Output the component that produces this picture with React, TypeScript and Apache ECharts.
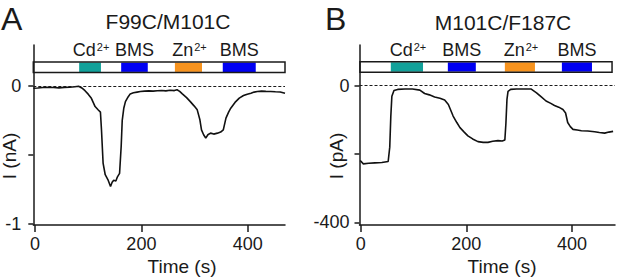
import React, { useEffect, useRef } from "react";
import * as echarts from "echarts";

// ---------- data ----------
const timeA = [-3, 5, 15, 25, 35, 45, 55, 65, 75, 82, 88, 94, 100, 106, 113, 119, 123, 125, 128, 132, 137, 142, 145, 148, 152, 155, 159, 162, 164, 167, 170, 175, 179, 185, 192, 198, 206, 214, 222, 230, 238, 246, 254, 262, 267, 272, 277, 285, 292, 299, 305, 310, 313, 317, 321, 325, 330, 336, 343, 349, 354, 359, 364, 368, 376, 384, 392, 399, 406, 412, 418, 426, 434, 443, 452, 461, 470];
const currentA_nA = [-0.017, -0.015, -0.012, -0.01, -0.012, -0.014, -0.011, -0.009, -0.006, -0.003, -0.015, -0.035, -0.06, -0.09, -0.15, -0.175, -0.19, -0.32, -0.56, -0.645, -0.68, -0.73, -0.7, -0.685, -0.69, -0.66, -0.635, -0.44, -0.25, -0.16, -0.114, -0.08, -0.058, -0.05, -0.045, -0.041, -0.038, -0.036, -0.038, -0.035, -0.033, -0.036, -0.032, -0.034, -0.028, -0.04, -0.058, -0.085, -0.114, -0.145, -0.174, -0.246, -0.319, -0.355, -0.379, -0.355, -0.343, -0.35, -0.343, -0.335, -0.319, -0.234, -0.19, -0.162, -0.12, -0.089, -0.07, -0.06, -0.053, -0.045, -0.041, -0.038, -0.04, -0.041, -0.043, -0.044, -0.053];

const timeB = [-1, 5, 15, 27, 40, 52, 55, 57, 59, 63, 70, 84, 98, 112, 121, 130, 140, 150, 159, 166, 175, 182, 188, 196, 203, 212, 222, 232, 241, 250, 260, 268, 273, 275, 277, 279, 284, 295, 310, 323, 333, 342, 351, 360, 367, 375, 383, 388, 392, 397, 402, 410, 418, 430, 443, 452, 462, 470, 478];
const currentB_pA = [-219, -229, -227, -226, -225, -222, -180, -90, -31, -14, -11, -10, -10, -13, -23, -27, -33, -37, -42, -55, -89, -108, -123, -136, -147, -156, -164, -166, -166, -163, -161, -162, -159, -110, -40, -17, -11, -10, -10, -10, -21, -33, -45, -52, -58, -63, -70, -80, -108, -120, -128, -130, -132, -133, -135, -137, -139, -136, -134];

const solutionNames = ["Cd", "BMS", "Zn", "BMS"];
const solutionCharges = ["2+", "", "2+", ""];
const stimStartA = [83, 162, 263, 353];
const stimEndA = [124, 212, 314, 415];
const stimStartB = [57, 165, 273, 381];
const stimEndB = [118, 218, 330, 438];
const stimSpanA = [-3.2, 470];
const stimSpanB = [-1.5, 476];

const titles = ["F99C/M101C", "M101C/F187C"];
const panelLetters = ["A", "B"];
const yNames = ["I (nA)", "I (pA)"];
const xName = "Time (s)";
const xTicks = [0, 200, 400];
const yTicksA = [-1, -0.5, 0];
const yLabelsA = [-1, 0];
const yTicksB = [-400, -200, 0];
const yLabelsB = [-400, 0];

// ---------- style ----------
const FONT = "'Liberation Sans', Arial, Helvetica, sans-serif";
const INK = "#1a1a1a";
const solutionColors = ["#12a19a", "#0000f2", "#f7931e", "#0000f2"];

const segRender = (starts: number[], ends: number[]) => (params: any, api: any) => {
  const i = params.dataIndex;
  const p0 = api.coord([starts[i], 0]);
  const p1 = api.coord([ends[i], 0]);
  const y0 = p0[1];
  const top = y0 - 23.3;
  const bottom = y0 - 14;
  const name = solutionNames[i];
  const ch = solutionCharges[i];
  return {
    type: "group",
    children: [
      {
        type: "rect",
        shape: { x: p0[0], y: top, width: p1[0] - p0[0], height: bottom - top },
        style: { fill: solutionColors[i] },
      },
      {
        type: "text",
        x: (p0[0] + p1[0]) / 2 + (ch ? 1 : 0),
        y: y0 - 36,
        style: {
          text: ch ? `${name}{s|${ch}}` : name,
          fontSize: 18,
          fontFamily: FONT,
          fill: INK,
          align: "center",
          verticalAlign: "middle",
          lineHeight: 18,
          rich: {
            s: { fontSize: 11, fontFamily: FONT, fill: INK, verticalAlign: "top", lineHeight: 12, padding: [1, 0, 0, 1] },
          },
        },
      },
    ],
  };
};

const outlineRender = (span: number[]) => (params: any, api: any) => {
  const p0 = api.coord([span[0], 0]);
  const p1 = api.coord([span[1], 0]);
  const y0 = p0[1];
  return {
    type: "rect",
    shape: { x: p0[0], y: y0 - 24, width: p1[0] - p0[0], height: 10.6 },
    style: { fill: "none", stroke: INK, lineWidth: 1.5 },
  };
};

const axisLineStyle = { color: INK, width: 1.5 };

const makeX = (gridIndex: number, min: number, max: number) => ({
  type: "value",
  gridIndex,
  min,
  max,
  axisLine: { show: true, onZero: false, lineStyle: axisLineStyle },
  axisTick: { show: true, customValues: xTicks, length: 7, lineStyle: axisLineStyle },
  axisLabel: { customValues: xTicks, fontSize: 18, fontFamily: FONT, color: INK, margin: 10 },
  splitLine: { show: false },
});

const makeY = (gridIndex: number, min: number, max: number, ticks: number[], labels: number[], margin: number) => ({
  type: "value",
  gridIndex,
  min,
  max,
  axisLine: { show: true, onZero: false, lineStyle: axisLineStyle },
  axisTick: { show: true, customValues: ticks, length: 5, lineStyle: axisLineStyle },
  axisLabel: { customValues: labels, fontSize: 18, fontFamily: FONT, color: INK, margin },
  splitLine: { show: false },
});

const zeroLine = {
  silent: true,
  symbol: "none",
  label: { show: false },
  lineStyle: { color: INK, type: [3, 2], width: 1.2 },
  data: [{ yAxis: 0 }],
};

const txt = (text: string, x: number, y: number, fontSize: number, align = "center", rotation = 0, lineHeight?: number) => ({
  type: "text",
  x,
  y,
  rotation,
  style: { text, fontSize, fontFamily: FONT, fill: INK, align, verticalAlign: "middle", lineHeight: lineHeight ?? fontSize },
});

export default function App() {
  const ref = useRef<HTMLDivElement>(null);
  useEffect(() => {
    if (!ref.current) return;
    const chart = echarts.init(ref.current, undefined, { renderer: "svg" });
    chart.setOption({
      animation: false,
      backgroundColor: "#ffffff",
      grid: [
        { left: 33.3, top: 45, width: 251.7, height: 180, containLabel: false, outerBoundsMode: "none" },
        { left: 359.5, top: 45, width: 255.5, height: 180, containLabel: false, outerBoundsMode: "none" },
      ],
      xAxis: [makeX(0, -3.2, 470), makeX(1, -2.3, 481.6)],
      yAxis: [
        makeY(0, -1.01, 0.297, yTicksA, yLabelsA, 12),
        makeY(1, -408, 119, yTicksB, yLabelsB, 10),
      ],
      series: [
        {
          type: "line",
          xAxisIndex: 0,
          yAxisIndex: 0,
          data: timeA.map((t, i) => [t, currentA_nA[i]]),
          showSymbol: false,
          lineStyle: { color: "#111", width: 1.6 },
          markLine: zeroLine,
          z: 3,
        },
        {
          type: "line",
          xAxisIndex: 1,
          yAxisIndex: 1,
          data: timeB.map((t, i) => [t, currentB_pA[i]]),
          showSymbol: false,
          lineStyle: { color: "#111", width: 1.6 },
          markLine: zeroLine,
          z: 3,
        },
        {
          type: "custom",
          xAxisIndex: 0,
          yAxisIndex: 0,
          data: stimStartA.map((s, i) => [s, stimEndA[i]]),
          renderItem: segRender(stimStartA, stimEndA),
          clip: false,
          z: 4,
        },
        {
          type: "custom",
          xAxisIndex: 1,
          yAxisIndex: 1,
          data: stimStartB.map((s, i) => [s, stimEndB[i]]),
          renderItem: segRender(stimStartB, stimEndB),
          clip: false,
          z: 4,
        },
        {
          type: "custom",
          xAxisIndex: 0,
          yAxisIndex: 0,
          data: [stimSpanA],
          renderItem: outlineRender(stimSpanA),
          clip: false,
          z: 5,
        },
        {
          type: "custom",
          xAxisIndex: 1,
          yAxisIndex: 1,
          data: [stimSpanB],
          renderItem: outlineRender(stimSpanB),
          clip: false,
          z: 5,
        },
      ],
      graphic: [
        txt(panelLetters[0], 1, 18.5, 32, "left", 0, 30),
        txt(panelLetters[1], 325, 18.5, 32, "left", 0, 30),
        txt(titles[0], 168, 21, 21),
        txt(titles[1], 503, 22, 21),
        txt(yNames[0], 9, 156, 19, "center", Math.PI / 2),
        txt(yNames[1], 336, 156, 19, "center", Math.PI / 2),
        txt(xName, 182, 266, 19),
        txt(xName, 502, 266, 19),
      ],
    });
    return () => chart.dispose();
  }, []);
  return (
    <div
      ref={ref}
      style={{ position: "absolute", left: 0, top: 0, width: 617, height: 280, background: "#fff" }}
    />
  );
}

______

WHAT THE TASK REQUIRES —
Find the word "React" in the data and copy out each line where it turns up.

WRITTEN ANSWER —
Output the component that produces this picture with React, TypeScript and Apache ECharts.
import React, { useEffect, useRef } from "react";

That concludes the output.